Dataset content:
☆ ☆ ☆ ☆ ☆

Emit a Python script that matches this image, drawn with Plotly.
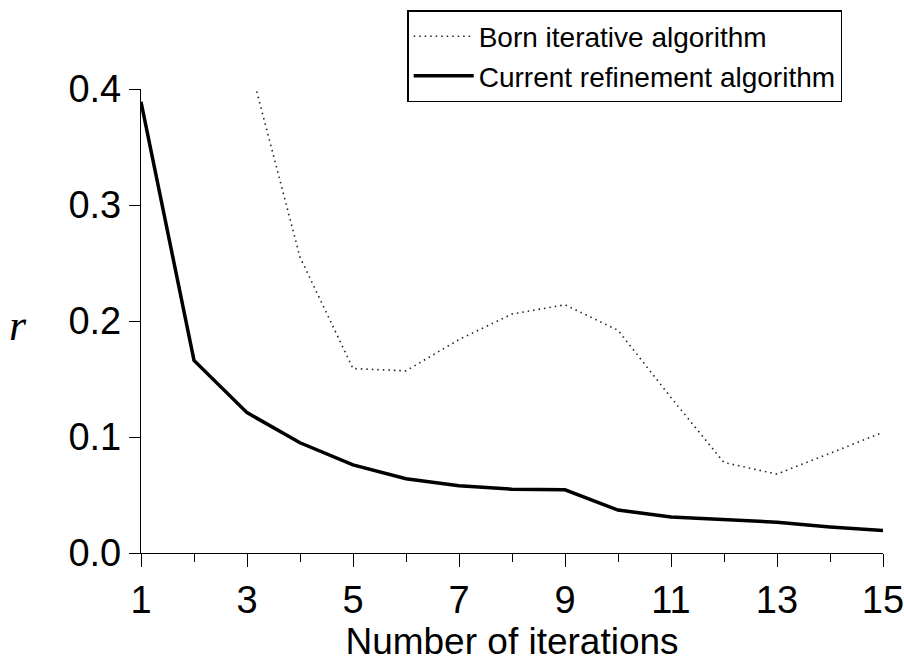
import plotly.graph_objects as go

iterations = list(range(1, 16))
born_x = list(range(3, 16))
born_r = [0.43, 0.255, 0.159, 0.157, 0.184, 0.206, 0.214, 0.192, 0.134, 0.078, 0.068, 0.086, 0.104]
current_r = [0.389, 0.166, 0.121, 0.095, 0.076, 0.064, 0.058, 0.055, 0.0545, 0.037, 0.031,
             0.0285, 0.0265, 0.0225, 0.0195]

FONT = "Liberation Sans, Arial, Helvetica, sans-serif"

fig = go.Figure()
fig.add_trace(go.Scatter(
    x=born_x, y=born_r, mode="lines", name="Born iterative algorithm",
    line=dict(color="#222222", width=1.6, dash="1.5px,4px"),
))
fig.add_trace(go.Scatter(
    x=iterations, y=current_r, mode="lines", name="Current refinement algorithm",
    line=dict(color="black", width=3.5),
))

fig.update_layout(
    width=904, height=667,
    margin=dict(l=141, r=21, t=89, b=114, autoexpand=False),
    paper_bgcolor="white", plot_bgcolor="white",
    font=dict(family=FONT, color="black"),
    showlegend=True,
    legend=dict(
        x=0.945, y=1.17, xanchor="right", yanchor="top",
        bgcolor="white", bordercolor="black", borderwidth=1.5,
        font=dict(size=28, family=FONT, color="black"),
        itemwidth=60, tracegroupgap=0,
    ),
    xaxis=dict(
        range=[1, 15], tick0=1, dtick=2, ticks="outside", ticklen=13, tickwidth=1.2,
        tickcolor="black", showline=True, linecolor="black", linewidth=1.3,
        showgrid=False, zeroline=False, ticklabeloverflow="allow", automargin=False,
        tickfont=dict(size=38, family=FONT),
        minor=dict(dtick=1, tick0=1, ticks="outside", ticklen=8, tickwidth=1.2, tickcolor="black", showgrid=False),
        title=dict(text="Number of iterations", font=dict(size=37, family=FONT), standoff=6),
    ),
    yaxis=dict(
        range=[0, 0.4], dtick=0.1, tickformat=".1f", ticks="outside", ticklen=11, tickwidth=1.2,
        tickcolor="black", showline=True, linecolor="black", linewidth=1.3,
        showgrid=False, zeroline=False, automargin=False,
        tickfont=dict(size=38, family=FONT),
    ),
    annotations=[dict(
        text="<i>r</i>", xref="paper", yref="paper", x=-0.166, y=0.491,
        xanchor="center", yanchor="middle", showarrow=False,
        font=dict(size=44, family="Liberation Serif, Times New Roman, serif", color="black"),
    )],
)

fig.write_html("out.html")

☆ ☆ ☆ ☆ ☆

Aim of the exercise: Leave out the pictures and copy the rest of the material above exactly.

Task result:
Emit a Python script that matches this image, drawn with Plotly.
import plotly.graph_objects as go

iterations = list(range(1, 16))
born_x = list(range(3, 16))
born_r = [0.43, 0.255, 0.159, 0.157, 0.184, 0.206, 0.214, 0.192, 0.134, 0.078, 0.068, 0.086, 0.104]
current_r = [0.389, 0.166, 0.121, 0.095, 0.076, 0.064, 0.058, 0.055, 0.0545, 0.037, 0.031,
             0.0285, 0.0265, 0.0225, 0.0195]

FONT = "Liberation Sans, Arial, Helvetica, sans-serif"

fig = go.Figure()
fig.add_trace(go.Scatter(
    x=born_x, y=born_r, mode="lines", name="Born iterative algorithm",
    line=dict(color="#222222", width=1.6, dash="1.5px,4px"),
))
fig.add_trace(go.Scatter(
    x=iterations, y=current_r, mode="lines", name="Current refinement algorithm",
    line=dict(color="black", width=3.5),
))

fig.update_layout(
    width=904, height=667,
    margin=dict(l=141, r=21, t=89, b=114, autoexpand=False),
    paper_bgcolor="white", plot_bgcolor="white",
    font=dict(family=FONT, color="black"),
    showlegend=True,
    legend=dict(
        x=0.945, y=1.17, xanchor="right", yanchor="top",
        bgcolor="white", bordercolor="black", borderwidth=1.5,
        font=dict(size=28, family=FONT, color="black"),
        itemwidth=60, tracegroupgap=0,
    ),
    xaxis=dict(
        range=[1, 15], tick0=1, dtick=2, ticks="outside", ticklen=13, tickwidth=1.2,
        tickcolor="black", showline=True, linecolor="black", linewidth=1.3,
        showgrid=False, zeroline=False, ticklabeloverflow="allow", automargin=False,
        tickfont=dict(size=38, family=FONT),
        minor=dict(dtick=1, tick0=1, ticks="outside", ticklen=8, tickwidth=1.2, tickcolor="black", showgrid=False),
        title=dict(text="Number of iterations", font=dict(size=37, family=FONT), standoff=6),
    ),
    yaxis=dict(
        range=[0, 0.4], dtick=0.1, tickformat=".1f", ticks="outside", ticklen=11, tickwidth=1.2,
        tickcolor="black", showline=True, linecolor="black", linewidth=1.3,
        showgrid=False, zeroline=False, automargin=False,
        tickfont=dict(size=38, family=FONT),
    ),
    annotations=[dict(
        text="<i>r</i>", xref="paper", yref="paper", x=-0.166, y=0.491,
        xanchor="center", yanchor="middle", showarrow=False,
        font=dict(size=44, family="Liberation Serif, Times New Roman, serif", color="black"),
    )],
)

fig.write_html("out.html")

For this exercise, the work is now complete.